The final scenes of defiance occurred to the south of the Jamuna in the wilder territory, mostly under princely rule, between the Chambal and Betwa rivers. This was Bundelkhand and amongst its states was that of Jhansi, a small Maratha principality south of Scindhia’s Gwalior which had been annexed under Dalhousie’s ‘doctrine of lapse’. Lakshmi Bai, the last raja’s widow, made a strong impression on those British who took over her state. She was ‘of high character [and] much respected by everyone’; she was also comparatively young and possessed of ‘many charms’ and ‘a remarkably fine figure’. Although, like the Mughal and the Nana Sahib, she had a strong grievance against the British, she too seems to have played no part in the mutiny of the Bengal troops stationed in Jhansi. There, in a carbon copy of events in Kanpur, the small British community had sought refuge in the local fort but soon accepted proposals for its evacuation. They then straggled out under what they thought was a safe-conduct and were promptly massacred. Again Lakshmi Bai may have been innocent. She blamed the mutinous troops and insisted that she too had been their victim, having been forced to part with funds and her few guns. The mutineers then marched off to Agra and Delhi leaving her implicated and defenceless.
No British troops were available to deal with this comparatively minor affair, but the rani soon found herself challenged both by a rival claimant to her husband’s defunct title and by the neighbouring rajput rajas of Datia and Orchha. When the latter invaded Jhansi, supposedly on behalf of the British, she began raising troops and herself led them in repulsing the assault. This was in September and October 1857. It is notable that the rani’s considerable military reputation was first acquired fighting not the British but local rivals and that, though her forces were drawn largely from elements who had aligned themselves with the Rebellion, in her correspondence she continued to protest her fidelity to the British. In effect old dynastic scores were being settled and new opportunities exploited under cover of the Rebellion.
The situation changed in early 1858 with the northward advance of a section of the British Bombay army. Having received no encouragement from her various letters to the British, the rani and her advisers rightly assumed that her reassertion of Jhansi’s sovereignty was threatened and her own safety in danger. Now, if not earlier, she definitely became reconciled to rebellion and established contact with Tatya Topi, the Nana Sahib’s protégé who had established himself at Kalpi on the Jamuna. When the British laid siege to Jhansi in March, Tatya came to her aid but was repulsed.
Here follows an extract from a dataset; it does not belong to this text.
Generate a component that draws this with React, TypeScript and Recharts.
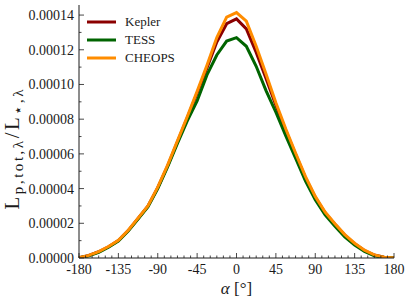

After a ferocious resistance led by Lakshmi Bai herself, Jhansi fell; but of its fearless commander, ‘the Jezebel of India’ as a fanciful British writer called her,28 there was no sign. In one of those hair’s-breadth escapes so dear to Maratha folklore, she slipped out in disguise with a trusty band of followers and rode hard for Kalpi.
Thereabouts the combined insurgents were again worsted, but on 1 June 1858 they responded with the boldest move of the whole Rebellion. Just when the British thought they had finally dislodged them from Bundelkhand, Lakshmi Bai and Tatya Topi seized Gwalior. As Scindia’s capital and still the greatest natural stronghold in India, Gwalior was well-chosen for a final stand. Scindia himself, while remaining loyal to the British, had been pretending sympathy for the insurgents as a way of detaining the large body of mutinous troops bas
ed in Gwalior. An appeal in the name of the peshwa, Scindia’s one-time superior in the Maratha hierarchy, failed to sway him; but it did serve to disabuse his troops. With their collaboration, Tatya Topi and the rani entered the city, paid their forces from its accumulated riches, and duly ensconced themselves on central India’s ‘Heights of Abraham’.
This tableau, so dear to nationalist lore, lasted barely three weeks. It ended when Lakshmi Bai died the death of the heroine she undoubtedly was. While riding round the ramparts, she was hit by a spray of bullets as the British launched their first assault. She was cremated nearby, ‘the only man among the rebels’ according to one of her British adversaries. Three days later the citadel fell and with it the last attempt at concerted action by the insurgents. Tatya and his followers would roam through Rajasthan and Madhya Pradesh for another year of improbable and much-embellished escapades before he was betrayed, captured and executed. Meanwhile the Nana Sahib and the rump of the Awadh insurgents were penned ever closer to the Nepalese border. By 1860 even these ‘embers’ had been doused or dispersed. Their cause was anyway hopeless, not least because many of the grievances on which it rested had by then been addressed.
Measured in terms of concessions the Great Rebellion was far from being a disaster for the insurgents. Obviously the British made sure that military vulnerability would never again be the undoing of the Raj. By 1863 the Indian component in the Bengal, Bombay and Madras armies had been reduced by about 40 per cent and the British component increased by nearly 50 per cent. This gave an Indian – British ratio of less than 3:1, which was henceforth considered the bare minimum; in 1857 it had been more like 9:1. No Indian troops were now given artillery training; recruitment was increasingly switched from Awadh and Bihar to the Panjab and marginal hill regions whose supposedly ‘martial peoples’ were deemed more reliable and less paranoid about caste-loss; at the same time deployment was so organised as to avoid a concentration anywhere of units with the same composition. Rapid expansion of the railway system and of the telegraph further precluded the danger of mutiny. The 250 kilometres of track laid by 1856 had become 6400 by 1870 and sixteen thousand by 1880. Moreover in 1869 the opening of the Suez Canal slashed journey times between Europe and India, while the 1870 completion of an overland telegraph link brought closer co-ordination of imperial policies and more supervision from London.